> [Dataset excerpts]
--
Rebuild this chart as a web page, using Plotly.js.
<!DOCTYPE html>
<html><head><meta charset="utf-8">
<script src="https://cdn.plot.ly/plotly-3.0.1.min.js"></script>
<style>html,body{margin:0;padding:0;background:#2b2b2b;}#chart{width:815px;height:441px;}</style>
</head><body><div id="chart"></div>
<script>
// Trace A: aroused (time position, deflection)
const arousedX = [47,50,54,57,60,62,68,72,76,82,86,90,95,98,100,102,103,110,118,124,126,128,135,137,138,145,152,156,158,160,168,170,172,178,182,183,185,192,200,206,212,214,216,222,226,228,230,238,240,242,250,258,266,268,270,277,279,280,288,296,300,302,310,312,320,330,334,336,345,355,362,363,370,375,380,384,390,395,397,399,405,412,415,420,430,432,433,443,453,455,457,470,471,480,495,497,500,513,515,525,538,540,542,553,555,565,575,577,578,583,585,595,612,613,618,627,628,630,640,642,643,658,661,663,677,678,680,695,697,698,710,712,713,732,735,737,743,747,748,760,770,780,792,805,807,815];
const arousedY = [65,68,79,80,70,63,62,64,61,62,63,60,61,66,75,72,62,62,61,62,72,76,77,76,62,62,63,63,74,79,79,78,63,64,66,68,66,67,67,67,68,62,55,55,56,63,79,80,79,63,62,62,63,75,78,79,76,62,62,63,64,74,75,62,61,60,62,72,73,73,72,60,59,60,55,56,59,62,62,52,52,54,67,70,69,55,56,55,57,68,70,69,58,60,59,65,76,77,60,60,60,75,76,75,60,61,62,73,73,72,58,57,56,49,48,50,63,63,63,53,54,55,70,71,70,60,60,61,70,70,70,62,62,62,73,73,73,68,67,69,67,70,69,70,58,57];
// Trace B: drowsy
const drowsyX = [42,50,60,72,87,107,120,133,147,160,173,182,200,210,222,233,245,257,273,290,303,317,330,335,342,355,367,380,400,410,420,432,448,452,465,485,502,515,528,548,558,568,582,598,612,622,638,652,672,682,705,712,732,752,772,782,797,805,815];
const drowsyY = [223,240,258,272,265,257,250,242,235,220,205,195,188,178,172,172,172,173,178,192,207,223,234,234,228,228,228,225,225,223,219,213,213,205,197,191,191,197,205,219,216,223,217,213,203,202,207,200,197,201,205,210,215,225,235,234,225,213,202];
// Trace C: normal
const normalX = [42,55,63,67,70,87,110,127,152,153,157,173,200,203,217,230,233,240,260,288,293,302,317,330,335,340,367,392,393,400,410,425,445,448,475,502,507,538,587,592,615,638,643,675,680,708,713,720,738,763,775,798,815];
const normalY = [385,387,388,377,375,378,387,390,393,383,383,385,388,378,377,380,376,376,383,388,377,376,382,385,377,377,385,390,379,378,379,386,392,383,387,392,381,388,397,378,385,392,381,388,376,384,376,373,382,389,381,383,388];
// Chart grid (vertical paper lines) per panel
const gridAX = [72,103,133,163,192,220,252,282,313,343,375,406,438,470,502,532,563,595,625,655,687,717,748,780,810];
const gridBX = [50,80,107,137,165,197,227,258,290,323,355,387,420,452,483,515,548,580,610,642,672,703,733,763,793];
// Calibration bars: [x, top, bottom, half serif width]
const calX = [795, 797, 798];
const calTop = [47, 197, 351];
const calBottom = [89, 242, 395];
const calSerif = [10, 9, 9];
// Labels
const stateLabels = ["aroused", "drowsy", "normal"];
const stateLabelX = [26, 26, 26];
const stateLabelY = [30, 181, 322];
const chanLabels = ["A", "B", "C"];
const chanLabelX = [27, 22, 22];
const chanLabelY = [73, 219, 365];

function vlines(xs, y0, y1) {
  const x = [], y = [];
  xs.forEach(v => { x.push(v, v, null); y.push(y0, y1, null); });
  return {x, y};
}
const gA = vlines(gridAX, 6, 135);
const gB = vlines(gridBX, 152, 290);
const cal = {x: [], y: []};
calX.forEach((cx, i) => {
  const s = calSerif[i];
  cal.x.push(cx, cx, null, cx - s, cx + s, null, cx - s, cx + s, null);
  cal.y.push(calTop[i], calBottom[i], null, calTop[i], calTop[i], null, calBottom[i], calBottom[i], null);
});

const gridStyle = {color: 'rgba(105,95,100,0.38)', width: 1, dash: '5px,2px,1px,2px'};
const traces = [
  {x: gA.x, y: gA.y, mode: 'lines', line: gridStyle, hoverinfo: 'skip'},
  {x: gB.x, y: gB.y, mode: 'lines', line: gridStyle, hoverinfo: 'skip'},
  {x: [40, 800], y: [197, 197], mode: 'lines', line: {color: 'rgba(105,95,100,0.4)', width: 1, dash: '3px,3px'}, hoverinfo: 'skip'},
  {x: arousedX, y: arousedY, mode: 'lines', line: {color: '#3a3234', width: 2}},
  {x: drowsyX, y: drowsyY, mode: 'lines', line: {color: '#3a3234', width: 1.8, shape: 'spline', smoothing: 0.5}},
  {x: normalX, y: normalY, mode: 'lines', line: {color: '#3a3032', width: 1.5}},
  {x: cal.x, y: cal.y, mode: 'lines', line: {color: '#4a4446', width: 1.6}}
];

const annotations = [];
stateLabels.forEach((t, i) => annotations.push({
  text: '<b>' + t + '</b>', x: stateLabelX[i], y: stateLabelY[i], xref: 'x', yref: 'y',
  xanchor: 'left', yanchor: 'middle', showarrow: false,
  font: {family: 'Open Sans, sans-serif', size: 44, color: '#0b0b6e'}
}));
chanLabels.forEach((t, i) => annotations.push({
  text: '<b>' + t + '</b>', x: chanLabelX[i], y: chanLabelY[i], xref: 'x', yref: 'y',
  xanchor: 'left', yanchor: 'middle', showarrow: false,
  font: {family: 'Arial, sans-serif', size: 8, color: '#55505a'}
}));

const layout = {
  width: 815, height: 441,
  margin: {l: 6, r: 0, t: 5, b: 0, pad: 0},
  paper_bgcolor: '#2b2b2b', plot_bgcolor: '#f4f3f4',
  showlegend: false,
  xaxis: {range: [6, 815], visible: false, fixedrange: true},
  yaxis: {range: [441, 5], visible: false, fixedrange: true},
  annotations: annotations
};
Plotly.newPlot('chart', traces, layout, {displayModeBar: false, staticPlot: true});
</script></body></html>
--
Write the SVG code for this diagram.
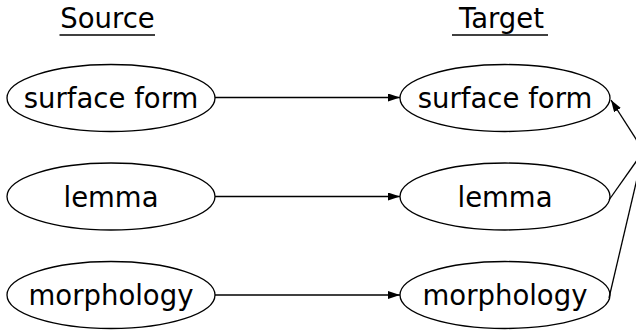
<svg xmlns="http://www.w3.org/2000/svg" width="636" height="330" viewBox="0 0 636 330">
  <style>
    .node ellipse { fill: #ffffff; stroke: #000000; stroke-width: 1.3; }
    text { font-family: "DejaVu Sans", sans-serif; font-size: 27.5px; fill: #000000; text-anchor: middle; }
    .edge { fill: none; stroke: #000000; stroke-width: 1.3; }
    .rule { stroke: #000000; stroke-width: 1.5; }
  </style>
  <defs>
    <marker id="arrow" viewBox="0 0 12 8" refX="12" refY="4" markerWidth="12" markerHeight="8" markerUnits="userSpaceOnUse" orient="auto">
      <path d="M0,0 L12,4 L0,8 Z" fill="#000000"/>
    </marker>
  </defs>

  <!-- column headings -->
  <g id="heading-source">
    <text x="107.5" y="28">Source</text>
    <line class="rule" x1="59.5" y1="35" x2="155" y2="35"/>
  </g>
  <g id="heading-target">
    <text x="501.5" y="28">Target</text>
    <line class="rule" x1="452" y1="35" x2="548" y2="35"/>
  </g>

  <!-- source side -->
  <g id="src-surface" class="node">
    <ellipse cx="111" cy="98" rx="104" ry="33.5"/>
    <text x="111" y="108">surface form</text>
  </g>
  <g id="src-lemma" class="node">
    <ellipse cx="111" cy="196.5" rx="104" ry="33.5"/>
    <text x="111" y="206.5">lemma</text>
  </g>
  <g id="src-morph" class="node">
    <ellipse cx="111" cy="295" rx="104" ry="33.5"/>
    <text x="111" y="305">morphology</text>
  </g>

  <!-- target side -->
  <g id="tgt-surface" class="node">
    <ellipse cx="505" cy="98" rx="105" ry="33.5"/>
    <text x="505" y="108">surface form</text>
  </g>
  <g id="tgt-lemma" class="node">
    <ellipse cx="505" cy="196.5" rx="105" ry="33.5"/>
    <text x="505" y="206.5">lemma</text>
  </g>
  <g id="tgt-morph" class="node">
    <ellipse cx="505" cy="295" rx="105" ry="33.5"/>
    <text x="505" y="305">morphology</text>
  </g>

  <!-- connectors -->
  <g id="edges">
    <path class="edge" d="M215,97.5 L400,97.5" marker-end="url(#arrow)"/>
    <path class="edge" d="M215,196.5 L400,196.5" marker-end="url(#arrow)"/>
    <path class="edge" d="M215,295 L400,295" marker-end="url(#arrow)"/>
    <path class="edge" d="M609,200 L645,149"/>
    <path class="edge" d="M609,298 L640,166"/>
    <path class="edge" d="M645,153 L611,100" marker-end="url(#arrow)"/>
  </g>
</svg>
--
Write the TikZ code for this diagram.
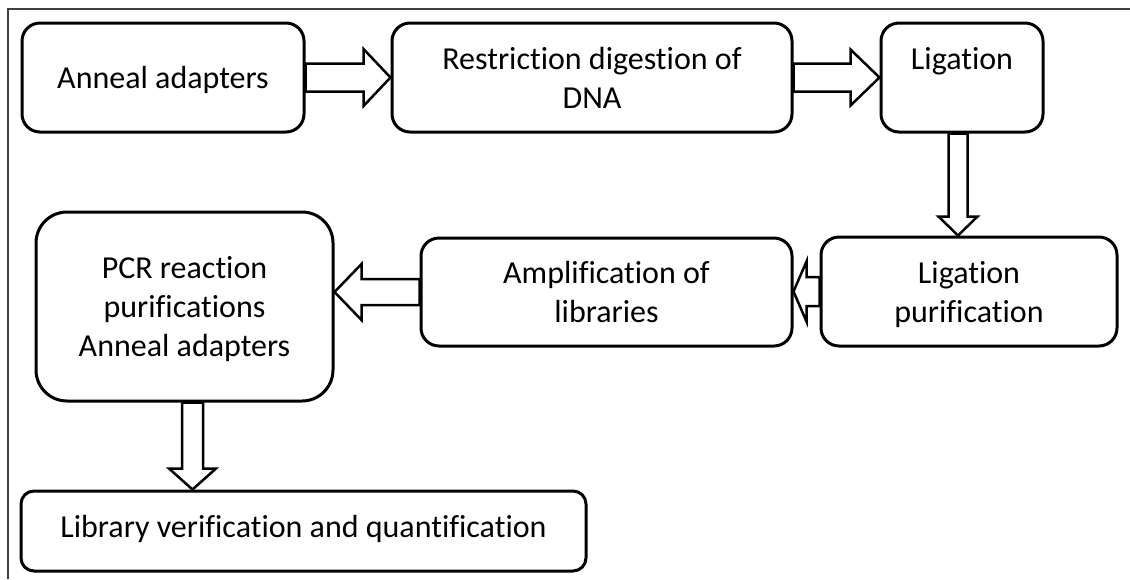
--
> [Set exercise]
Track down every line with the word "code" and copy it.

> [Answer to this problem]
Write the SVG code for this diagram.
Write the TikZ code for this diagram.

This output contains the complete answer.